Data:
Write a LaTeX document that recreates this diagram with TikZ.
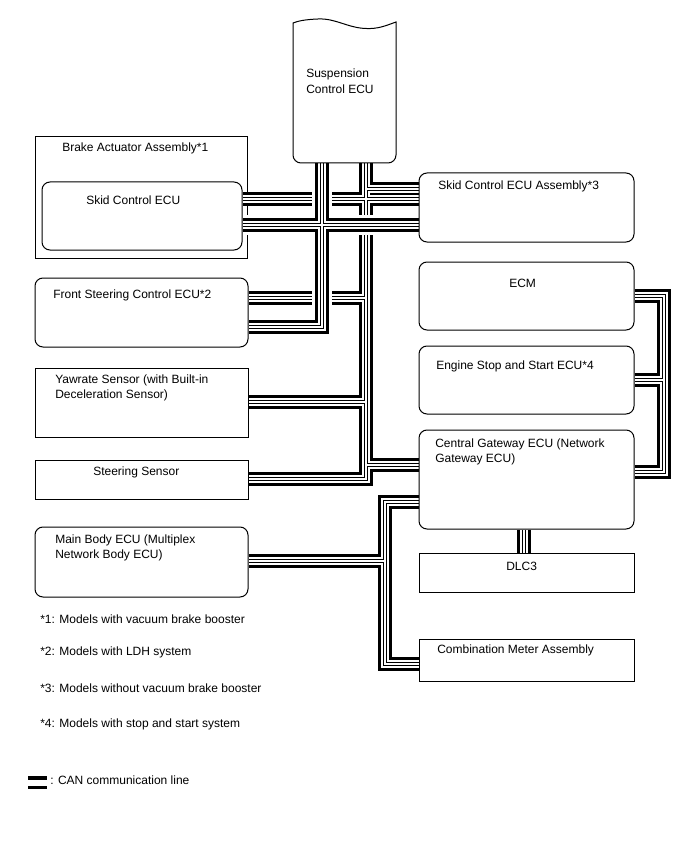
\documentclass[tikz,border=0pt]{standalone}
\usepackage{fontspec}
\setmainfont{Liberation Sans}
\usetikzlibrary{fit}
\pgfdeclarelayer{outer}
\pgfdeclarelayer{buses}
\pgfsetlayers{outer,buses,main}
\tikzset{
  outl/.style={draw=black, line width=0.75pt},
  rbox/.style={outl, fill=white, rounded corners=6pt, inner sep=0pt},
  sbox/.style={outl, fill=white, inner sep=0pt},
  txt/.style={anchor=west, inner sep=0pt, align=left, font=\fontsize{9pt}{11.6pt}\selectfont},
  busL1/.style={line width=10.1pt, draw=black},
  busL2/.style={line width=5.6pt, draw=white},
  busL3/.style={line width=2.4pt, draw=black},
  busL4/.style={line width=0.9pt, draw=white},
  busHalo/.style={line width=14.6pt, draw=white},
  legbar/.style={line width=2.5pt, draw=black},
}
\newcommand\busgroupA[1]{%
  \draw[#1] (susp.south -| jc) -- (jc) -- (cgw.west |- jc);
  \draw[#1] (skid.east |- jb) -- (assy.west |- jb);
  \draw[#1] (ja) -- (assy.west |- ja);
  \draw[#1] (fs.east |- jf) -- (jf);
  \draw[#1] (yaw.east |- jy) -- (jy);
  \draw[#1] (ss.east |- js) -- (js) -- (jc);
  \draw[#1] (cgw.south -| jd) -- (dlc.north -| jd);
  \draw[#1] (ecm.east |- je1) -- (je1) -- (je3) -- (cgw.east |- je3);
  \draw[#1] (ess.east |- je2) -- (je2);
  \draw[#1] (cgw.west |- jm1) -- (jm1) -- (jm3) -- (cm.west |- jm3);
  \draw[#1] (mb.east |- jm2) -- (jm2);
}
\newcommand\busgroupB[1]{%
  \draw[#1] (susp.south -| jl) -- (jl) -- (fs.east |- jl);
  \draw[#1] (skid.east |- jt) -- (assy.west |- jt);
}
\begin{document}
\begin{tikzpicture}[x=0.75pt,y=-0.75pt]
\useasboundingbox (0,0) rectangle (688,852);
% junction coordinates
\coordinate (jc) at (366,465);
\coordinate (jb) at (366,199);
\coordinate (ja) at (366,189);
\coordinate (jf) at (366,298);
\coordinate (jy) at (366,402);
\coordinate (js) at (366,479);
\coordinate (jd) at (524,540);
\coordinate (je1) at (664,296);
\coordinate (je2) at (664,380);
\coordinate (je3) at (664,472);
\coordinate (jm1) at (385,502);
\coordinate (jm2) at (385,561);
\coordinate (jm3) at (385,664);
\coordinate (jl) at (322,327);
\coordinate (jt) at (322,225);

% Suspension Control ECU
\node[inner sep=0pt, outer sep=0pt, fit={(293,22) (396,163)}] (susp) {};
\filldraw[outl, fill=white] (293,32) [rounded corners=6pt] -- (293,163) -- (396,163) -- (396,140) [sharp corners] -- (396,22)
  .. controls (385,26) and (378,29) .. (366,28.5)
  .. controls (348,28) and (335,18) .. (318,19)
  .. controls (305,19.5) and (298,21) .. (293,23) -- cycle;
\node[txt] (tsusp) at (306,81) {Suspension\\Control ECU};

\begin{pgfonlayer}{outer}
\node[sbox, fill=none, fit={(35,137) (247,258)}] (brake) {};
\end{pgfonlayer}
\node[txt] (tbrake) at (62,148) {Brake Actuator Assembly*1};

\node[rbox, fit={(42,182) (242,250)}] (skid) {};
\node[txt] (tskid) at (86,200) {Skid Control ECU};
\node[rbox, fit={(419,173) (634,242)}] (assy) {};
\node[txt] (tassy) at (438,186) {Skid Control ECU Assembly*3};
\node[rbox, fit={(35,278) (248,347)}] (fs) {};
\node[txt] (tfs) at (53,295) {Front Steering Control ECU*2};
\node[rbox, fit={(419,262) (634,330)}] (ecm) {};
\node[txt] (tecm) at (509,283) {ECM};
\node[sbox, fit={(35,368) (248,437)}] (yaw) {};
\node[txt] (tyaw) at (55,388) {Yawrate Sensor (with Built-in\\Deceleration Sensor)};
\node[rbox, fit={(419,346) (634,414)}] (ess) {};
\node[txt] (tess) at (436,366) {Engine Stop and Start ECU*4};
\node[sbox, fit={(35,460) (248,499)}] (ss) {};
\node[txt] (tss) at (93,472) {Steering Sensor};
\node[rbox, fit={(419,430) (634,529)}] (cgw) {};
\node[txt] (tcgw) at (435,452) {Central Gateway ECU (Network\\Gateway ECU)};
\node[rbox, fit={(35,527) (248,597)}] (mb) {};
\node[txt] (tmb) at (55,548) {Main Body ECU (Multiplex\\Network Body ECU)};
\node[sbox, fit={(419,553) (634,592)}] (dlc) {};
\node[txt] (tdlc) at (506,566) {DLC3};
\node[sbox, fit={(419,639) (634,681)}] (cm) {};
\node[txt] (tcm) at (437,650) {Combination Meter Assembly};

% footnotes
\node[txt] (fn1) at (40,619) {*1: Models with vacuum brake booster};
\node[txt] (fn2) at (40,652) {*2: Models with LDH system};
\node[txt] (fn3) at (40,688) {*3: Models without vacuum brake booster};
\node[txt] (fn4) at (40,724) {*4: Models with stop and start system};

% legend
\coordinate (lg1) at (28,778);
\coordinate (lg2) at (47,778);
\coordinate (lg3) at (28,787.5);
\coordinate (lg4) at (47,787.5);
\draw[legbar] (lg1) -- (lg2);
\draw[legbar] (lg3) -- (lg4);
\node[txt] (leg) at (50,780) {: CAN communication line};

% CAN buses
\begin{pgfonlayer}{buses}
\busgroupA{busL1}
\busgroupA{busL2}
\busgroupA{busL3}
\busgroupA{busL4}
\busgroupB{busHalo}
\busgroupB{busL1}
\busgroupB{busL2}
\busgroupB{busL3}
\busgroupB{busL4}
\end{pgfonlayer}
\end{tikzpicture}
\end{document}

What is required: Write out the full listing verbatim, excluding its pictures.

Written solution:
Write a LaTeX document that recreates this diagram with TikZ.
\documentclass[tikz,border=0pt]{standalone}
\usepackage{fontspec}
\setmainfont{Liberation Sans}
\usetikzlibrary{fit}
\pgfdeclarelayer{outer}
\pgfdeclarelayer{buses}
\pgfsetlayers{outer,buses,main}
\tikzset{
  outl/.style={draw=black, line width=0.75pt},
  rbox/.style={outl, fill=white, rounded corners=6pt, inner sep=0pt},
  sbox/.style={outl, fill=white, inner sep=0pt},
  txt/.style={anchor=west, inner sep=0pt, align=left, font=\fontsize{9pt}{11.6pt}\selectfont},
  busL1/.style={line width=10.1pt, draw=black},
  busL2/.style={line width=5.6pt, draw=white},
  busL3/.style={line width=2.4pt, draw=black},
  busL4/.style={line width=0.9pt, draw=white},
  busHalo/.style={line width=14.6pt, draw=white},
  legbar/.style={line width=2.5pt, draw=black},
}
\newcommand\busgroupA[1]{%
  \draw[#1] (susp.south -| jc) -- (jc) -- (cgw.west |- jc);
  \draw[#1] (skid.east |- jb) -- (assy.west |- jb);
  \draw[#1] (ja) -- (assy.west |- ja);
  \draw[#1] (fs.east |- jf) -- (jf);
  \draw[#1] (yaw.east |- jy) -- (jy);
  \draw[#1] (ss.east |- js) -- (js) -- (jc);
  \draw[#1] (cgw.south -| jd) -- (dlc.north -| jd);
  \draw[#1] (ecm.east |- je1) -- (je1) -- (je3) -- (cgw.east |- je3);
  \draw[#1] (ess.east |- je2) -- (je2);
  \draw[#1] (cgw.west |- jm1) -- (jm1) -- (jm3) -- (cm.west |- jm3);
  \draw[#1] (mb.east |- jm2) -- (jm2);
}
\newcommand\busgroupB[1]{%
  \draw[#1] (susp.south -| jl) -- (jl) -- (fs.east |- jl);
  \draw[#1] (skid.east |- jt) -- (assy.west |- jt);
}
\begin{document}
\begin{tikzpicture}[x=0.75pt,y=-0.75pt]
\useasboundingbox (0,0) rectangle (688,852);
% junction coordinates
\coordinate (jc) at (366,465);
\coordinate (jb) at (366,199);
\coordinate (ja) at (366,189);
\coordinate (jf) at (366,298);
\coordinate (jy) at (366,402);
\coordinate (js) at (366,479);
\coordinate (jd) at (524,540);
\coordinate (je1) at (664,296);
\coordinate (je2) at (664,380);
\coordinate (je3) at (664,472);
\coordinate (jm1) at (385,502);
\coordinate (jm2) at (385,561);
\coordinate (jm3) at (385,664);
\coordinate (jl) at (322,327);
\coordinate (jt) at (322,225);

% Suspension Control ECU
\node[inner sep=0pt, outer sep=0pt, fit={(293,22) (396,163)}] (susp) {};
\filldraw[outl, fill=white] (293,32) [rounded corners=6pt] -- (293,163) -- (396,163) -- (396,140) [sharp corners] -- (396,22)
  .. controls (385,26) and (378,29) .. (366,28.5)
  .. controls (348,28) and (335,18) .. (318,19)
  .. controls (305,19.5) and (298,21) .. (293,23) -- cycle;
\node[txt] (tsusp) at (306,81) {Suspension\\Control ECU};

\begin{pgfonlayer}{outer}
\node[sbox, fill=none, fit={(35,137) (247,258)}] (brake) {};
\end{pgfonlayer}
\node[txt] (tbrake) at (62,148) {Brake Actuator Assembly*1};

\node[rbox, fit={(42,182) (242,250)}] (skid) {};
\node[txt] (tskid) at (86,200) {Skid Control ECU};
\node[rbox, fit={(419,173) (634,242)}] (assy) {};
\node[txt] (tassy) at (438,186) {Skid Control ECU Assembly*3};
\node[rbox, fit={(35,278) (248,347)}] (fs) {};
\node[txt] (tfs) at (53,295) {Front Steering Control ECU*2};
\node[rbox, fit={(419,262) (634,330)}] (ecm) {};
\node[txt] (tecm) at (509,283) {ECM};
\node[sbox, fit={(35,368) (248,437)}] (yaw) {};
\node[txt] (tyaw) at (55,388) {Yawrate Sensor (with Built-in\\Deceleration Sensor)};
\node[rbox, fit={(419,346) (634,414)}] (ess) {};
\node[txt] (tess) at (436,366) {Engine Stop and Start ECU*4};
\node[sbox, fit={(35,460) (248,499)}] (ss) {};
\node[txt] (tss) at (93,472) {Steering Sensor};
\node[rbox, fit={(419,430) (634,529)}] (cgw) {};
\node[txt] (tcgw) at (435,452) {Central Gateway ECU (Network\\Gateway ECU)};
\node[rbox, fit={(35,527) (248,597)}] (mb) {};
\node[txt] (tmb) at (55,548) {Main Body ECU (Multiplex\\Network Body ECU)};
\node[sbox, fit={(419,553) (634,592)}] (dlc) {};
\node[txt] (tdlc) at (506,566) {DLC3};
\node[sbox, fit={(419,639) (634,681)}] (cm) {};
\node[txt] (tcm) at (437,650) {Combination Meter Assembly};

% footnotes
\node[txt] (fn1) at (40,619) {*1: Models with vacuum brake booster};
\node[txt] (fn2) at (40,652) {*2: Models with LDH system};
\node[txt] (fn3) at (40,688) {*3: Models without vacuum brake booster};
\node[txt] (fn4) at (40,724) {*4: Models with stop and start system};

% legend
\coordinate (lg1) at (28,778);
\coordinate (lg2) at (47,778);
\coordinate (lg3) at (28,787.5);
\coordinate (lg4) at (47,787.5);
\draw[legbar] (lg1) -- (lg2);
\draw[legbar] (lg3) -- (lg4);
\node[txt] (leg) at (50,780) {: CAN communication line};

% CAN buses
\begin{pgfonlayer}{buses}
\busgroupA{busL1}
\busgroupA{busL2}
\busgroupA{busL3}
\busgroupA{busL4}
\busgroupB{busHalo}
\busgroupB{busL1}
\busgroupB{busL2}
\busgroupB{busL3}
\busgroupB{busL4}
\end{pgfonlayer}
\end{tikzpicture}
\end{document}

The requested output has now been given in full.